Roosevelt’s plan was soundly defeated on the floor of the Democrat-dominated Senate, and no president or political party since has had the temerity to resuscitate the ghost of court-packing. The Supreme Court has thus sat comfortably at nine members—eight associate justices and one chief justice—since the passage of the Judiciary Act of 1869. But all that history will now be thrown out the window if the radical and shameless wing of an increasingly radical and shameless Democratic Party gets its way.
 
During the Democratic presidential primary, Biden hedged on endorsing court-packing. During the general election, he also dithered on the question of whether he supports the once-fringe idea, instead enduring many awkward interviews where he attempted to assuage curious interlocutors by telling them they’d find out his real thoughts on court-packing only after the election. Not exactly the hallmark of a principled and confident statesman, that.
 
Last week, Biden signed an executive order establishing a Presidential Commission on the Supreme Court of the United States, which will produce a report analyzing, most provocatively, “the membership and size of the Court.” The very establishment of the commission, regardless of its ultimate report, necessarily makes this the closest a president has come to court-packing since 1937. Even more egregious, earlier this week, Senator Ed Markey (D-MA) and Representative Jerrold Nadler (D-NY) introduced a bill, the Judiciary Act of 2021, to add four seats and thus establish a 13-justice Supreme Court. In Nadler’s dystopian Newspeak, such a bill amounts not to “packing” the Court, but to “unpacking” it. Alas, we have come a long way since the scathing Senate Judiciary Committee report of 1937.
 


In a 50-50 Senate that includes Senator Joe Manchin (D-WV), and still (as of now) retains the legislative filibuster, the Judiciary Act of 2021 is unlikely to advance very far. Indeed, for what little it may be worth, House Speaker Nancy Pelosi (D-CA) has already said she has “no intention to bring” the bill to the House floor. But the Democrats’ move on court-packing is still important for at least two reasons.
 
First, it provides the clearest structural evidence yet for the transparently political approach the Left takes to the judiciary. This has already been obvious for decades, as a jurisprudential matter; what is “living constitutionalism” if not the thinnest veneer imaginable for jurists to bestow legal legitimacy to favored progressive policy outcomes?

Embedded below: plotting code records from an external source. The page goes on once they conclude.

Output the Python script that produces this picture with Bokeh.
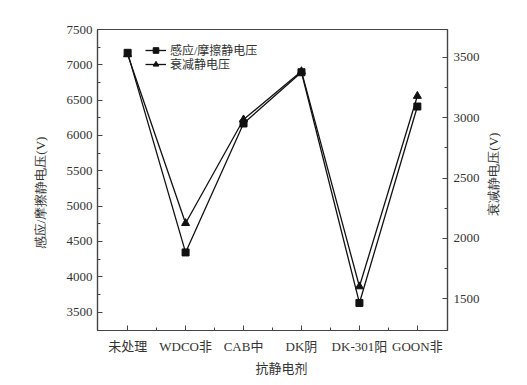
import math
from bokeh.plotting import figure
from bokeh.layouts import row
from bokeh.models import Range1d, LinearAxis, FixedTicker, Legend, LegendItem, Title
from bokeh.embed import file_html
from bokeh.resources import INLINE

categories = ["未处理", "WDCO非", "CAB中", "DK阴", "DK-301阳", "GOON非"]
induced_voltage = [7170, 4345, 6170, 6895, 3630, 6410]
decay_voltage = [3525, 2125, 2985, 3385, 1600, 3180]
left_ticks = [3500, 4000, 4500, 5000, 5500, 6000, 6500, 7000, 7500]
right_ticks = [1500, 2000, 2500, 3000, 3500]
x_title = "抗静电剂"
left_title = "感应/摩擦静电压(V)"
right_title = "衰减静电压(V)"

FONT = "Liberation Serif, Noto Sans CJK SC"
TXT = "#333333"
AX = "#444444"
H = 383

x = list(range(len(categories)))

p = figure(width=432, height=H, output_backend="svg", toolbar_location=None,
           x_range=Range1d(-0.52, len(categories) - 0.48),
           y_range=Range1d(3240, 7500),
           min_border_left=45, min_border_right=37, min_border_top=29, min_border_bottom=53)
p.extra_y_ranges = {"r": Range1d(1235, 3732)}
p.grid.visible = False
p.outline_line_color = AX
p.outline_line_width = 1.2
p.background_fill_color = "white"
p.border_fill_color = "white"

xa = p.xaxis[0]
xa.ticker = FixedTicker(ticks=x, minor_ticks=[i + 0.5 for i in x[:-1]])
xa.major_label_overrides = {i: c for i, c in enumerate(categories)}

ya = p.yaxis[0]
ya.ticker = FixedTicker(ticks=left_ticks, minor_ticks=[v + 250 for v in left_ticks[:-1]])

ra = LinearAxis(y_range_name="r",
                ticker=FixedTicker(ticks=right_ticks, minor_ticks=[v + 250 for v in right_ticks[:-1]]))
p.add_layout(ra, "right")

for ax in [xa, ya, ra]:
    ax.axis_line_color = AX
    ax.axis_line_width = 1.2
    ax.major_tick_line_color = AX
    ax.minor_tick_line_color = AX
    ax.major_tick_in = 5
    ax.major_tick_out = 0
    ax.minor_tick_in = 3
    ax.minor_tick_out = 0
    ax.major_label_text_font = FONT
    ax.major_label_text_font_size = "13px"
    ax.major_label_text_color = TXT

xa.major_label_standoff = 8
ya.major_label_standoff = 5
ra.major_label_standoff = 6

xt = Title(text=x_title, align="left", offset=158, standoff=5,
           text_font=FONT, text_font_size="13px", text_color=TXT, text_font_style="normal")
p.add_layout(xt, "below")

l1 = p.line(x, induced_voltage, line_color="#111111", line_width=1.3)
s1 = p.scatter(x, induced_voltage, marker="square", size=7, color="#111111")
l2 = p.line(x, decay_voltage, line_color="#111111", line_width=1.3, y_range_name="r")
s2 = p.scatter(x, decay_voltage, marker="triangle", size=8, color="#111111", y_range_name="r")

def make_legend(label, renderers, loc):
    lg = Legend(items=[LegendItem(label=label, renderers=renderers)], location=loc)
    lg.border_line_color = None
    lg.background_fill_alpha = 0
    lg.padding = 0
    lg.margin = 0
    lg.glyph_width = 21
    lg.glyph_height = 14
    lg.label_height = 14
    lg.label_standoff = 4
    lg.label_text_font = FONT
    lg.label_text_font_size = "12px"
    lg.label_text_color = TXT
    return lg

p.add_layout(make_legend("感应/摩擦静电压", [l1, s1], (48, 271)), "center")
p.add_layout(make_legend("衰减静电压", [l2, s2], (48, 257)), "center")


def side_title(width, text, cx, cy):
    f = figure(width=width, height=H, output_backend="svg", toolbar_location=None,
               x_range=Range1d(0, width), y_range=Range1d(0, H),
               x_axis_type=None, y_axis_type=None,
               min_border=0, min_border_left=0, min_border_right=0,
               min_border_top=0, min_border_bottom=0)
    f.grid.visible = False
    f.outline_line_color = None
    f.background_fill_color = "white"
    f.border_fill_color = "white"
    f.text(x=[cx], y=[H - cy], text=[text], angle=math.pi / 2,
           text_align="center", text_baseline="middle",
           text_font=FONT, text_font_size="13px", text_color=TXT)
    return f

left_fig = side_title(52, left_title, 40, 208)
right_fig = side_title(30, right_title, 9, 184)

layout = row(left_fig, p, right_fig, spacing=0)
open("out.html", "w").write(file_html(layout, INLINE))
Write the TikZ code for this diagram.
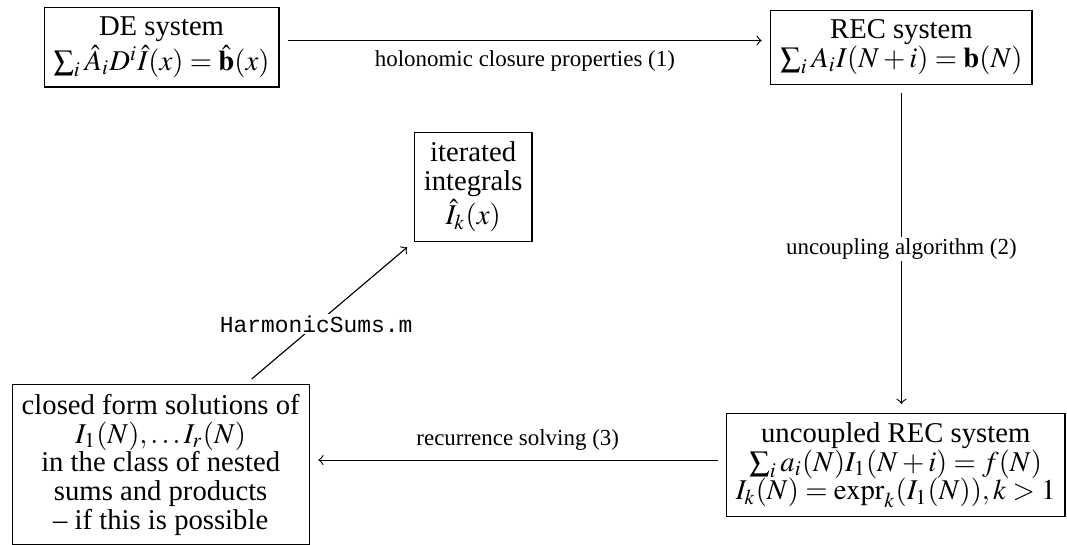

The Right would be mistaken to respond to the present moment with trite appeals to a purportedly neutral legal proceduralism—far better to argue for a more morally informed and substantively cogent jurisprudence, such as what I call “common good originalism.”
 
Second, the current bluster can be seen as a power play to cow into submission those weak-kneed Republican-appointed justices, such as Chief Justice John Roberts, who profess above all else a concern for the Court’s ostensible “institutional integrity.”